** START **

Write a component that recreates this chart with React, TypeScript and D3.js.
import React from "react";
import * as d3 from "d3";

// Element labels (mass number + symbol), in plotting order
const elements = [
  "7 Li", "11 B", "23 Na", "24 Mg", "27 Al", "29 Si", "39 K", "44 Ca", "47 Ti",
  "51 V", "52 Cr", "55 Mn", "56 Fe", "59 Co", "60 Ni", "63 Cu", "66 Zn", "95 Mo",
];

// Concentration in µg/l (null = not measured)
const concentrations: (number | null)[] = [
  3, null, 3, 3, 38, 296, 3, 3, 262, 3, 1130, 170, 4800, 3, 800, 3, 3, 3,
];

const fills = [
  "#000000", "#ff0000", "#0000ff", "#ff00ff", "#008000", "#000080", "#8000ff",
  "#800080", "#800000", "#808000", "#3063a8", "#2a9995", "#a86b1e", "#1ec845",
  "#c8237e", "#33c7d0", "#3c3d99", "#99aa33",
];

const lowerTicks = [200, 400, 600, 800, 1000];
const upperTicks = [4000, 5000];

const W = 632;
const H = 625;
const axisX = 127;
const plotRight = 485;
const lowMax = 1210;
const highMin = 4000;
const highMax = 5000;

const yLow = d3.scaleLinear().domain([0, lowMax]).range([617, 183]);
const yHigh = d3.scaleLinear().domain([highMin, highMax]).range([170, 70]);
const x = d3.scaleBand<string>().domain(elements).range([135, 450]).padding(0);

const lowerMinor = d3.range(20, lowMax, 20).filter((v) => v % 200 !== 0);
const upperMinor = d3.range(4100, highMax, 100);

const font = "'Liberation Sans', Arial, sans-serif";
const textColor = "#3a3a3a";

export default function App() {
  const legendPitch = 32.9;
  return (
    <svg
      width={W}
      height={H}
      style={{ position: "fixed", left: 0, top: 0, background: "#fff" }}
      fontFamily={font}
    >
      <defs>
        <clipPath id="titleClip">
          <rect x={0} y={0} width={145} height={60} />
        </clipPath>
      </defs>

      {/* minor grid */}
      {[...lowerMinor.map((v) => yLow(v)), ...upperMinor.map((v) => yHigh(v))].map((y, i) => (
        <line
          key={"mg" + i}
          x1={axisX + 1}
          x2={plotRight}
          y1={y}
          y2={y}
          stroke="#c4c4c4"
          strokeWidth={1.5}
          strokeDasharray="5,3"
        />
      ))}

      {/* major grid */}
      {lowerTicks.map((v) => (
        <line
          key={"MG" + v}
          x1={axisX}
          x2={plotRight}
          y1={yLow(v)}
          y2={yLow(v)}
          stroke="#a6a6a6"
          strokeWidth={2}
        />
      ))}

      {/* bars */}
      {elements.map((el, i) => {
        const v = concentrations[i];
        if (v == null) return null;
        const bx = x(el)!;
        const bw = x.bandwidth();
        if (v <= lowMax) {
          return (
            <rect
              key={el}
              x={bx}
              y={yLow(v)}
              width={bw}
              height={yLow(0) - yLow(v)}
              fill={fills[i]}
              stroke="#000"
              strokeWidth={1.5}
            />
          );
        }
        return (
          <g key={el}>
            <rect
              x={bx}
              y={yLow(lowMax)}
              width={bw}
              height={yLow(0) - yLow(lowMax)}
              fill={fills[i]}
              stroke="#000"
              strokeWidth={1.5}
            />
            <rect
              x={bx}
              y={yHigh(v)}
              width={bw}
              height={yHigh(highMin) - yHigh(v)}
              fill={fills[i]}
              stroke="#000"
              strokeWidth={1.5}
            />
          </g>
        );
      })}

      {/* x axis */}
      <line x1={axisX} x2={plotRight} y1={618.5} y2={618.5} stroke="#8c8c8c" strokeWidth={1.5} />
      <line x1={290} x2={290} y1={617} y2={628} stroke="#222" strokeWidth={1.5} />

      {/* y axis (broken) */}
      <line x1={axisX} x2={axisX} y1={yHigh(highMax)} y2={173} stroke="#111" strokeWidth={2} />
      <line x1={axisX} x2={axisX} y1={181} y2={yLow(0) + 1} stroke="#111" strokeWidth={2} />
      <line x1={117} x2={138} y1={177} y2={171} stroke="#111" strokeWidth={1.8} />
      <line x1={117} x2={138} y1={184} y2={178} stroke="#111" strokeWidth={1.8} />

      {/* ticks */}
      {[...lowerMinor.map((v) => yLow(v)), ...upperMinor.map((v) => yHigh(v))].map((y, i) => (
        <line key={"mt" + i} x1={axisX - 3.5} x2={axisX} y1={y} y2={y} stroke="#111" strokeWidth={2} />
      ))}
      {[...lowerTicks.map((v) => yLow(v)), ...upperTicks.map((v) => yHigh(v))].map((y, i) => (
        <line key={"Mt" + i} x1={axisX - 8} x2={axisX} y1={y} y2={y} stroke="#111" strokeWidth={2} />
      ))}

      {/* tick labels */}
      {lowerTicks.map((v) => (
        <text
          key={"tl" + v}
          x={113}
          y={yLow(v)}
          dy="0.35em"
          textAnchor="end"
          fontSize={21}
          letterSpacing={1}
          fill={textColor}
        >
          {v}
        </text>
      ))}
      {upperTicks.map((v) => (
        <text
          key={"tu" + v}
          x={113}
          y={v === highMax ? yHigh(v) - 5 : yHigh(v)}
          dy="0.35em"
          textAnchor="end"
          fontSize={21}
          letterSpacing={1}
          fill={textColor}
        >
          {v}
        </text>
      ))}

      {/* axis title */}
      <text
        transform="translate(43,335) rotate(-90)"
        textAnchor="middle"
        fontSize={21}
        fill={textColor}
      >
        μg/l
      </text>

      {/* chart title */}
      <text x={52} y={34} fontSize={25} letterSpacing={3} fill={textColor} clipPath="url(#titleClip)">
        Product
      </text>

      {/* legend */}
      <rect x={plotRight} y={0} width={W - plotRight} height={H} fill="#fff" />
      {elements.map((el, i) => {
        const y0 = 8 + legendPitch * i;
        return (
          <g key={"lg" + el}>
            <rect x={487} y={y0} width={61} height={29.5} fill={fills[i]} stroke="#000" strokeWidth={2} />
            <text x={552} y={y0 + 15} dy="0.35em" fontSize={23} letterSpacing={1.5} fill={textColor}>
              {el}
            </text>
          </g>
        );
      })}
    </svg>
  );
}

** END **

▶ Goal: Reproduce all of the data exactly as given.

▶ Solution for this task:
Write a component that recreates this chart with React, TypeScript and D3.js.
import React from "react";
import * as d3 from "d3";

// Element labels (mass number + symbol), in plotting order
const elements = [
  "7 Li", "11 B", "23 Na", "24 Mg", "27 Al", "29 Si", "39 K", "44 Ca", "47 Ti",
  "51 V", "52 Cr", "55 Mn", "56 Fe", "59 Co", "60 Ni", "63 Cu", "66 Zn", "95 Mo",
];

// Concentration in µg/l (null = not measured)
const concentrations: (number | null)[] = [
  3, null, 3, 3, 38, 296, 3, 3, 262, 3, 1130, 170, 4800, 3, 800, 3, 3, 3,
];

const fills = [
  "#000000", "#ff0000", "#0000ff", "#ff00ff", "#008000", "#000080", "#8000ff",
  "#800080", "#800000", "#808000", "#3063a8", "#2a9995", "#a86b1e", "#1ec845",
  "#c8237e", "#33c7d0", "#3c3d99", "#99aa33",
];

const lowerTicks = [200, 400, 600, 800, 1000];
const upperTicks = [4000, 5000];

const W = 632;
const H = 625;
const axisX = 127;
const plotRight = 485;
const lowMax = 1210;
const highMin = 4000;
const highMax = 5000;

const yLow = d3.scaleLinear().domain([0, lowMax]).range([617, 183]);
const yHigh = d3.scaleLinear().domain([highMin, highMax]).range([170, 70]);
const x = d3.scaleBand<string>().domain(elements).range([135, 450]).padding(0);

const lowerMinor = d3.range(20, lowMax, 20).filter((v) => v % 200 !== 0);
const upperMinor = d3.range(4100, highMax, 100);

const font = "'Liberation Sans', Arial, sans-serif";
const textColor = "#3a3a3a";

export default function App() {
  const legendPitch = 32.9;
  return (
    <svg
      width={W}
      height={H}
      style={{ position: "fixed", left: 0, top: 0, background: "#fff" }}
      fontFamily={font}
    >
      <defs>
        <clipPath id="titleClip">
          <rect x={0} y={0} width={145} height={60} />
        </clipPath>
      </defs>

      {/* minor grid */}
      {[...lowerMinor.map((v) => yLow(v)), ...upperMinor.map((v) => yHigh(v))].map((y, i) => (
        <line
          key={"mg" + i}
          x1={axisX + 1}
          x2={plotRight}
          y1={y}
          y2={y}
          stroke="#c4c4c4"
          strokeWidth={1.5}
          strokeDasharray="5,3"
        />
      ))}

      {/* major grid */}
      {lowerTicks.map((v) => (
        <line
          key={"MG" + v}
          x1={axisX}
          x2={plotRight}
          y1={yLow(v)}
          y2={yLow(v)}
          stroke="#a6a6a6"
          strokeWidth={2}
        />
      ))}

      {/* bars */}
      {elements.map((el, i) => {
        const v = concentrations[i];
        if (v == null) return null;
        const bx = x(el)!;
        const bw = x.bandwidth();
        if (v <= lowMax) {
          return (
            <rect
              key={el}
              x={bx}
              y={yLow(v)}
              width={bw}
              height={yLow(0) - yLow(v)}
              fill={fills[i]}
              stroke="#000"
              strokeWidth={1.5}
            />
          );
        }
        return (
          <g key={el}>
            <rect
              x={bx}
              y={yLow(lowMax)}
              width={bw}
              height={yLow(0) - yLow(lowMax)}
              fill={fills[i]}
              stroke="#000"
              strokeWidth={1.5}
            />
            <rect
              x={bx}
              y={yHigh(v)}
              width={bw}
              height={yHigh(highMin) - yHigh(v)}
              fill={fills[i]}
              stroke="#000"
              strokeWidth={1.5}
            />
          </g>
        );
      })}

      {/* x axis */}
      <line x1={axisX} x2={plotRight} y1={618.5} y2={618.5} stroke="#8c8c8c" strokeWidth={1.5} />
      <line x1={290} x2={290} y1={617} y2={628} stroke="#222" strokeWidth={1.5} />

      {/* y axis (broken) */}
      <line x1={axisX} x2={axisX} y1={yHigh(highMax)} y2={173} stroke="#111" strokeWidth={2} />
      <line x1={axisX} x2={axisX} y1={181} y2={yLow(0) + 1} stroke="#111" strokeWidth={2} />
      <line x1={117} x2={138} y1={177} y2={171} stroke="#111" strokeWidth={1.8} />
      <line x1={117} x2={138} y1={184} y2={178} stroke="#111" strokeWidth={1.8} />

      {/* ticks */}
      {[...lowerMinor.map((v) => yLow(v)), ...upperMinor.map((v) => yHigh(v))].map((y, i) => (
        <line key={"mt" + i} x1={axisX - 3.5} x2={axisX} y1={y} y2={y} stroke="#111" strokeWidth={2} />
      ))}
      {[...lowerTicks.map((v) => yLow(v)), ...upperTicks.map((v) => yHigh(v))].map((y, i) => (
        <line key={"Mt" + i} x1={axisX - 8} x2={axisX} y1={y} y2={y} stroke="#111" strokeWidth={2} />
      ))}

      {/* tick labels */}
      {lowerTicks.map((v) => (
        <text
          key={"tl" + v}
          x={113}
          y={yLow(v)}
          dy="0.35em"
          textAnchor="end"
          fontSize={21}
          letterSpacing={1}
          fill={textColor}
        >
          {v}
        </text>
      ))}
      {upperTicks.map((v) => (
        <text
          key={"tu" + v}
          x={113}
          y={v === highMax ? yHigh(v) - 5 : yHigh(v)}
          dy="0.35em"
          textAnchor="end"
          fontSize={21}
          letterSpacing={1}
          fill={textColor}
        >
          {v}
        </text>
      ))}

      {/* axis title */}
      <text
        transform="translate(43,335) rotate(-90)"
        textAnchor="middle"
        fontSize={21}
        fill={textColor}
      >
        μg/l
      </text>

      {/* chart title */}
      <text x={52} y={34} fontSize={25} letterSpacing={3} fill={textColor} clipPath="url(#titleClip)">
        Product
      </text>

      {/* legend */}
      <rect x={plotRight} y={0} width={W - plotRight} height={H} fill="#fff" />
      {elements.map((el, i) => {
        const y0 = 8 + legendPitch * i;
        return (
          <g key={"lg" + el}>
            <rect x={487} y={y0} width={61} height={29.5} fill={fills[i]} stroke="#000" strokeWidth={2} />
            <text x={552} y={y0 + 15} dy="0.35em" fontSize={23} letterSpacing={1.5} fill={textColor}>
              {el}
            </text>
          </g>
        );
      })}
    </svg>
  );
}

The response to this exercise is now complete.